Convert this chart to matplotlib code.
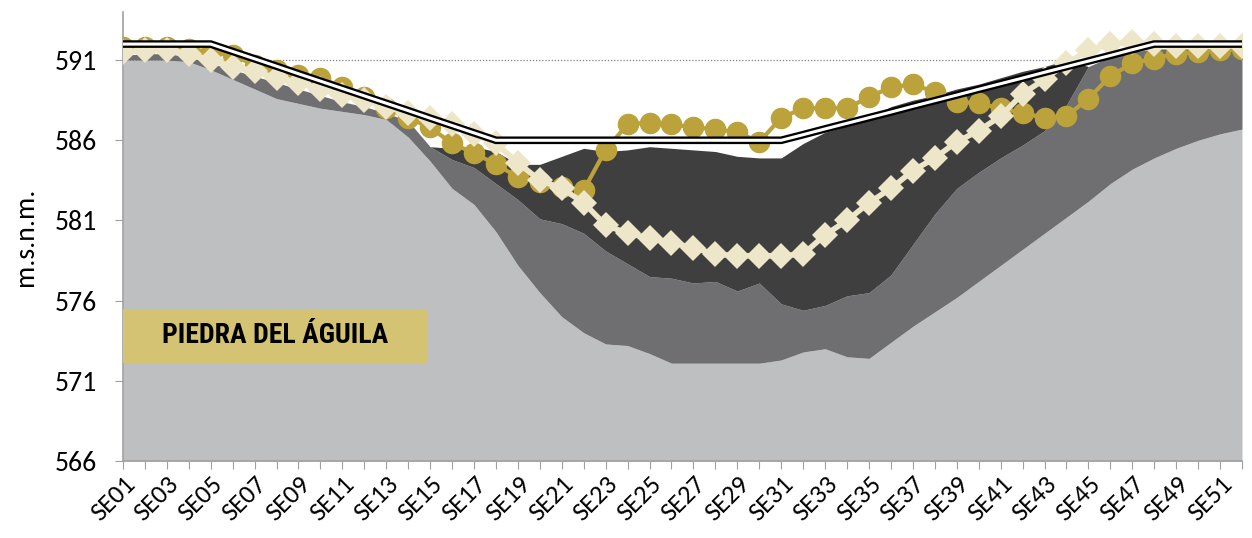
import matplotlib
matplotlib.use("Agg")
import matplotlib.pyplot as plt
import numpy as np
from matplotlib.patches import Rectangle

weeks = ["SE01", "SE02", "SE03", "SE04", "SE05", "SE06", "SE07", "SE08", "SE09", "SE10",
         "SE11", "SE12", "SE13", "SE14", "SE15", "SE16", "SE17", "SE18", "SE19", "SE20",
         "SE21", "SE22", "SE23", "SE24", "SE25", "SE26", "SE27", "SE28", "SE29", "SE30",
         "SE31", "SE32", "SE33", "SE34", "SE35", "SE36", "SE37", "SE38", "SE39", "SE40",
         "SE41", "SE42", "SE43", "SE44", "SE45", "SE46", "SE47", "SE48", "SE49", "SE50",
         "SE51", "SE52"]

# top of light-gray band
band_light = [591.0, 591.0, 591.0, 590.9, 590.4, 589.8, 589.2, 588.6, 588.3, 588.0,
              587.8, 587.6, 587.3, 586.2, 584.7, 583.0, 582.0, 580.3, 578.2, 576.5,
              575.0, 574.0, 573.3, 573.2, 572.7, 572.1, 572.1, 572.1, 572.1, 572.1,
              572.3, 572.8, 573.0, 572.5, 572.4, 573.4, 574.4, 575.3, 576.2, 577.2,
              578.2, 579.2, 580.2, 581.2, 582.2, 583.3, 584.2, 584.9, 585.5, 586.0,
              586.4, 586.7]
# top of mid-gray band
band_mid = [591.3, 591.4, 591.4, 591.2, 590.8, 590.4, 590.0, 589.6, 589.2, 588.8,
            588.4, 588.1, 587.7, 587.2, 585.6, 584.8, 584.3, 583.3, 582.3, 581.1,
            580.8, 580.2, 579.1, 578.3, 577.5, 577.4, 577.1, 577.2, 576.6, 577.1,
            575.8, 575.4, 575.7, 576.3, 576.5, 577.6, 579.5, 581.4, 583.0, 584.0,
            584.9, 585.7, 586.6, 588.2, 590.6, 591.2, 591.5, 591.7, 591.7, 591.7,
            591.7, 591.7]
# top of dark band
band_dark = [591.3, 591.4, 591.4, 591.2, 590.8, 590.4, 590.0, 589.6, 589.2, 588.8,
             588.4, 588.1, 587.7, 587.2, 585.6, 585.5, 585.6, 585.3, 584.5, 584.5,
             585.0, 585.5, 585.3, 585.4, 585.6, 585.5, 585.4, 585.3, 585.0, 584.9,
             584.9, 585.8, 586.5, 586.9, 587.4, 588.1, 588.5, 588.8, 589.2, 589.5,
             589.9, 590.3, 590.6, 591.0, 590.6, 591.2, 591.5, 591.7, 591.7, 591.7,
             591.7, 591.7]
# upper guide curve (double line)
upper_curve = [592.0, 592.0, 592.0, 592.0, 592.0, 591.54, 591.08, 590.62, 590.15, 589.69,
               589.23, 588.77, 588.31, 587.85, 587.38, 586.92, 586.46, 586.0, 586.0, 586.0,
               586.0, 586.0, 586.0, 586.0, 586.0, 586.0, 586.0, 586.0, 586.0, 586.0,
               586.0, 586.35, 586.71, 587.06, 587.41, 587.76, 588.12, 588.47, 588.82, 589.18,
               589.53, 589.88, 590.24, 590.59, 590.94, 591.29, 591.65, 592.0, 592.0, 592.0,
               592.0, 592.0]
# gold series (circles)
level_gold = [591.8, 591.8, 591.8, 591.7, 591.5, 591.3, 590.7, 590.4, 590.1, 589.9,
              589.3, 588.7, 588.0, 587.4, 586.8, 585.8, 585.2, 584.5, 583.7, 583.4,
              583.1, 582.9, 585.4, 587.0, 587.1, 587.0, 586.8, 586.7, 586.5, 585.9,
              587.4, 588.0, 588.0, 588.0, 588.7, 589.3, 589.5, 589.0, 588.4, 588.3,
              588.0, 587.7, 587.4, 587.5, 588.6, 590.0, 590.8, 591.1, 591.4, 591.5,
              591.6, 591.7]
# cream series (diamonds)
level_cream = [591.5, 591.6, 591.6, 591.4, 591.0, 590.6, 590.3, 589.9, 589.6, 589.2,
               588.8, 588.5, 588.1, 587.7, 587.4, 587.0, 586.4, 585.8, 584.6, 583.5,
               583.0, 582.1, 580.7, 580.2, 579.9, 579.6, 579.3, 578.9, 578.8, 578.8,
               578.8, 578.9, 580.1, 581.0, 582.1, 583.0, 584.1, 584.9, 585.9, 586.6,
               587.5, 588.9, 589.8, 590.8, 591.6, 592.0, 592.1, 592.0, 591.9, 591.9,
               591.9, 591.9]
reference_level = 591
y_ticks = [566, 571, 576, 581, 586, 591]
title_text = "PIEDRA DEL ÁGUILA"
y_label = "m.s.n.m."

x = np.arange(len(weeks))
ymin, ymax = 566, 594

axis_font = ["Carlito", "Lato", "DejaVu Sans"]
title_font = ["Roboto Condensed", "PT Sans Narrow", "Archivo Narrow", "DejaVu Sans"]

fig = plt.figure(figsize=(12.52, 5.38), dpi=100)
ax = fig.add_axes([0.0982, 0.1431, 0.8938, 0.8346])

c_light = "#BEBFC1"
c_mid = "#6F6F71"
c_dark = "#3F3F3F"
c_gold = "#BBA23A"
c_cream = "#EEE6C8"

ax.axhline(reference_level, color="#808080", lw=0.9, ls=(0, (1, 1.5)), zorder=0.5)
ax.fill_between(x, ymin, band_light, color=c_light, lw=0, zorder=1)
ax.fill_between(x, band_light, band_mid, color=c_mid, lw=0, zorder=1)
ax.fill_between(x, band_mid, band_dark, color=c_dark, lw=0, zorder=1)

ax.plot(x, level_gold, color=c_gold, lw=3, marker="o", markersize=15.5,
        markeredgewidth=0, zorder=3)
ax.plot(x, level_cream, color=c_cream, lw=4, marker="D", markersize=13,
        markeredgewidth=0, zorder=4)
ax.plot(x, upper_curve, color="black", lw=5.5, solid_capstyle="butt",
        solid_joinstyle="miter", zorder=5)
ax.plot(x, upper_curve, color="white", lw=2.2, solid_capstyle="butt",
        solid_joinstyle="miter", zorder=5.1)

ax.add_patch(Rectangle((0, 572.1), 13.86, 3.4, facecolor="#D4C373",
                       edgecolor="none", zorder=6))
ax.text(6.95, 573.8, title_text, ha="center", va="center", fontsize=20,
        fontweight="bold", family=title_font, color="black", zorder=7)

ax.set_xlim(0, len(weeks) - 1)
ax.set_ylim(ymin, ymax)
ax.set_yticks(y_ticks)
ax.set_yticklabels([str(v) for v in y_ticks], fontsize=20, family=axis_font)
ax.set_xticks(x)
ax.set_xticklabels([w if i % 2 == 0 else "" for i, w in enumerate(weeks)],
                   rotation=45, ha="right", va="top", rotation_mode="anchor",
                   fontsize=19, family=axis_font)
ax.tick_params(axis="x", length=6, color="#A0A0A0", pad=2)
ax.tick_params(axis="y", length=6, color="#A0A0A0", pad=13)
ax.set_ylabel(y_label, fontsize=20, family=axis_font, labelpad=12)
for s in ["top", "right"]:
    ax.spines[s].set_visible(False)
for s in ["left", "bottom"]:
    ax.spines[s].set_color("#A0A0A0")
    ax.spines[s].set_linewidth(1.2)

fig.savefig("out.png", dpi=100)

☆ ☆ ☆ ☆ ☆

• [Instruction]:
Repeat exactly and only the lines from the start of the data above through the line that holds "from matplotlib.patches import Rectangle", inclusive. Pictures do not belong in the copy.

• [Output]:
Convert this chart to matplotlib code.
import matplotlib
matplotlib.use("Agg")
import matplotlib.pyplot as plt
import numpy as np
from matplotlib.patches import Rectangle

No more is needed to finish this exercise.